Una surfista texana (Blake Lively) va in Messico per trovare la spiaggia in cui la madre, da poco scomparsa, si era recata anni prima. È un luogo isolato e (inspiegabilmente) misterioso, visto che nessuno dei personaggi che la protagonista incontrerà – ben pochi, a dire il vero – vorrà rivelarne il nome. Bizzarrie a parte, sfortuna vuole che Nancy rimanga bloccata su uno scoglio a un centinaio di metri dalla riva, ferita e in balia di uno squalo dalle dimensioni gargantuesche. Il film è tutto qui: i ripetuti tentativi della protagonista Nancy per sfuggire all’incubo marino e raggiungere, possibilmente tutta intera, la famiglia. 

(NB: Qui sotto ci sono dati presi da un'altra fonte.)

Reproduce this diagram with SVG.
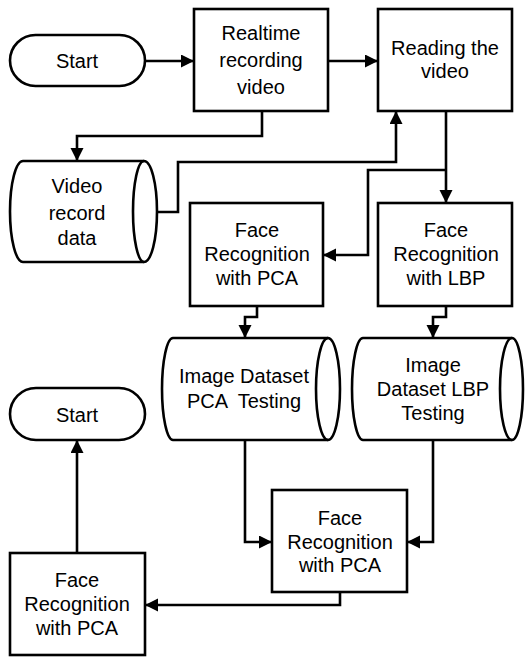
<svg xmlns="http://www.w3.org/2000/svg" width="528" height="657" viewBox="0 0 528 657">
<style>
.s{fill:#fff;stroke:#000;stroke-width:2.6;stroke-linejoin:miter}
.c{fill:none;stroke:#000;stroke-width:2.6}
text{font-family:"Liberation Sans",Arial,sans-serif;font-size:20px;fill:#000;text-anchor:middle}
.pre{white-space:pre}
</style>
<defs>
<marker id="ah" markerUnits="userSpaceOnUse" markerWidth="14" markerHeight="14" refX="13" refY="6.5" orient="auto">
<path d="M0,0 L13,6.5 L0,13 z" fill="#000"/>
</marker>
</defs>
<rect width="528" height="657" fill="#fff"/>
<g id="connectors">
<path class="c" d="M145,61 H194" marker-end="url(#ah)"/>
<path class="c" d="M328,61 H378" marker-end="url(#ah)"/>
<path class="c" d="M262,111 V136 H77 V161" marker-end="url(#ah)"/>
<path class="c" d="M158,212 H178 V162 H396 V111" marker-end="url(#ah)"/>
<path class="c" d="M446,111 V203" marker-end="url(#ah)"/>
<path class="c" d="M446,170 H368 V255 H323" marker-end="url(#ah)"/>
<path class="c" d="M257,306 V317 H245 V338" marker-end="url(#ah)"/>
<path class="c" d="M446,306 V317 H433 V338" marker-end="url(#ah)"/>
<path class="c" d="M245,440 V542 H272" marker-end="url(#ah)"/>
<path class="c" d="M433,440 V542 H407" marker-end="url(#ah)"/>
<path class="c" d="M340,592 V605 H145" marker-end="url(#ah)"/>
<path class="c" d="M77,553 V440" marker-end="url(#ah)"/>
</g>
<g id="start1">
<rect class="s" x="10" y="35" width="135" height="51" rx="25.5"/>
<text x="77" y="68">Start</text>
</g>
<g id="realtime">
<rect class="s" x="194" y="9" width="134" height="102"/>
<text x="261" y="40">Realtime</text>
<text x="261" y="67">recording</text>
<text x="261" y="94">video</text>
</g>
<g id="reading">
<rect class="s" x="378" y="9" width="134" height="102"/>
<text x="445" y="55">Reading the</text>
<text x="445" y="78">video</text>
</g>
<g id="videodata">
<path class="s" d="M23,161 H144 A13,50.5 0 0 1 144,262 H23 A13,50.5 0 0 1 23,161 Z"/>
<path class="c" d="M144,161 A11,50.5 0 0 0 144,262"/>
<text x="77" y="193">Video</text>
<text x="77" y="220">record</text>
<text x="77" y="245">data</text>
</g>
<g id="frpca">
<rect class="s" x="190" y="203" width="133" height="103"/>
<text x="257" y="237">Face</text>
<text x="257" y="261">Recognition</text>
<text x="257" y="285">with PCA</text>
</g>
<g id="frlbp">
<rect class="s" x="378" y="203" width="134" height="103"/>
<text x="446" y="237">Face</text>
<text x="446" y="261">Recognition</text>
<text x="446" y="285">with LBP</text>
</g>
<g id="imgpca">
<path class="s" d="M173,338 H328 A12,51 0 0 1 328,440 H173 A11,51 0 0 1 173,338 Z"/>
<path class="c" d="M328,338 A12,51 0 0 0 328,440"/>
<text x="244" y="383">Image Dataset</text>
<text class="pre" x="244" y="408">PCA  Testing</text>
</g>
<g id="imglbp">
<path class="s" d="M363,338 H512 A11,51 0 0 1 512,440 H363 A11,51 0 0 1 363,338 Z"/>
<path class="c" d="M512,338 A12,51 0 0 0 512,440"/>
<text x="433" y="372">Image</text>
<text x="433" y="396">Dataset LBP</text>
<text x="433" y="420">Testing</text>
</g>
<g id="start2">
<rect class="s" x="10" y="388" width="135" height="52" rx="26"/>
<text x="77" y="422">Start</text>
</g>
<g id="frpca2">
<rect class="s" x="272" y="490" width="135" height="102"/>
<text x="340" y="525">Face</text>
<text x="340" y="549">Recognition</text>
<text x="340" y="572">with PCA</text>
</g>
<g id="frpca3">
<rect class="s" x="10" y="553" width="135" height="102"/>
<text x="77" y="587">Face</text>
<text x="77" y="611">Recognition</text>
<text x="77" y="635">with PCA</text>
</g>
</svg>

Jaume Collet-Serra, già autore del validissimo Orphan, dirige con Paradise Beach una pellicola che rientra a pieno titolo sotto l’etichetta “serie B”, e che risente di molte grossolanità che si incastrano a metà tra il genuinamente divertente e il disastrosamente sbagliato. Il film ha delle trovate visivamente interessanti, come lo stratagemma che Collet-Serra usa fin dalle prime battute per mostrare su schermo il display del cellulare di Nancy (o il countdown prima della prossima marea sull’orologio), ma la prima parte è girata come uno spot pubblicitario di qualche agenzia turistica. A prescindere dall’effetto “esagerato” e comico che vogliono avere, troppa slow motion e troppe riprese in movimento rischiano di far saltare i nervi allo spettatore più impaziente, ben prima della comparsa dello squalo. 



È proprio lo squalo, oltre a un gabbiano ferito che fa compagnia a Nancy durante la permanenza sullo scoglio, l’altro vero “personaggio” del film. È quasi un confronto uno a uno, se si eccettuano le saltuarie comparse destinate a diventare carne da macello per il predatore marino. Invece di prendere la strada del demenzialmente caotico – cosa che accade in molte pellicole aventi squali giganti, piovre assassine e coccodrilli geneticamente modificati tra le proprie fila – Paradise Beach intraprende coraggiosamente la strada della tensione, dello pseudo-horror. 



Riesce nel suo intento? No, non del tutto almeno, ma il contrasto tra una prima parte patinatissima e una seconda in cui la bellezza di Blake Lively viene “sporcata” da sangue, lacerazioni e suture improvvisate diverte quel tanto che basta a far soprassedere su una progressione un po’ fiacca, con troppi tempi morti. 

Se ci si aspetta un thriller anche solo vagamente hitchcockiano Paradise Beach non solo delude, ma rischia anche di essere frainteso. Lo squalo visibilmente digitale, gli effetti speciali praticamente assenti, l’improbabilità esagerata della situazione in cui la protagonista si va a trovare sono tutti elementi inseriti in barba al realismo e alla verosimiglianza. 

Anche il sottotesto “drammatico” del film, che vede la protagonista incerta su cosa fare della propria vita dopo la morte della madre, è un riempitivo più che un reale motore degli eventi. A fronte di ciò, però, con un budget presumibilmente ridotto, il regista spagnolo è riuscito a confezionare un film che intrattiene per quell’oretta e mezza, conscio dei propri limiti e senza troppe pretese.